BNP Paribas provided $41 billion in fossil financing in 2020, powered largely by significant loans to supermajors. This constitutes the biggest absolute increase in fossil financing last year, despite the bank’s relatively strong policy commitments on unconventional oil and gas. BNP Paribas was the EU’s worst fossil bank between 2016 and 2020, with Barclays taking top spot in the UK.
U.S.-based banks continue to be the largest global drivers of emissions in 2020, with JPMorgan Chase remaining the world’s worst fossil bank, with nearly $317bn of support to fossil fuels between 2016 and 2020. Chinese and Japanese banks’ fossil fuel policies were also sorely lacking, with MUFG and the Bank of China topping the polluting leaderboard in each country.
Hollowness of net-zero commitments exposed
The report highlights the growing gulf between banks’ net-zero and Paris-aligned commitments, and the reality of their financing. 17 of the 60 banks have recently pledged to achieve “net zero” financed emissions.

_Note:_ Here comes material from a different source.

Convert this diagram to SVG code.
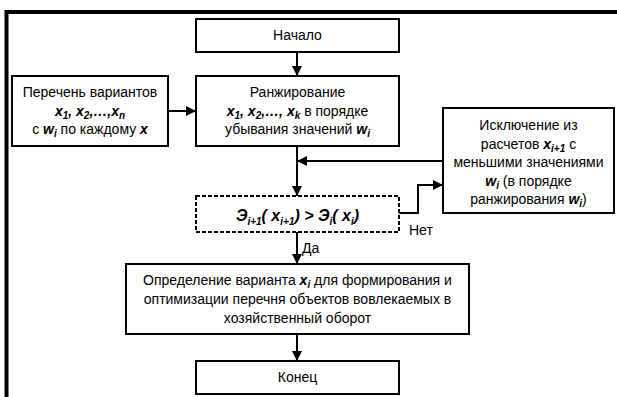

But despite some improvements regarding direct project-related financing, our analysis shows that for many of the world’s worst funders of fossil fuels, these plans so far are dangerously weak, half-baked, or vague.
While financing for tar sands continued a downward trend, decreasing by 27% in 2020 to $16 billion, coal mining financing actually increased slightly in 2020 to $25.4 billion; this is 25% higher than in 2016. Banks’ financing for fracked oil and gas fell by 8% and remains dominated by US banks. Bank finance for the 30 largest LNG companies was higher in 2020 than in any other year since the Paris Agreement, at $28.8 billion, reflecting a misguided notion that gas serves as a transition fuel.
The report’s demands
Banks’ most urgent task in fighting climate change is to end support for the expansion of fossil fuels and commit to a 1.5°C-aligned phase-out of fossil fuel financing. The reports’ authors say that banks must adopt meaningful 2021 action plans and replace distant net-zero promises with meaningful policies enacting zero tolerance for fossil fuel developers.
Ahead of COP26 in Glasgow, it is also crucial that countries account for the role their banks play in driving emissions. In France, the government should act and mandate banks to adopt exit policies for non-conventional oil and gas.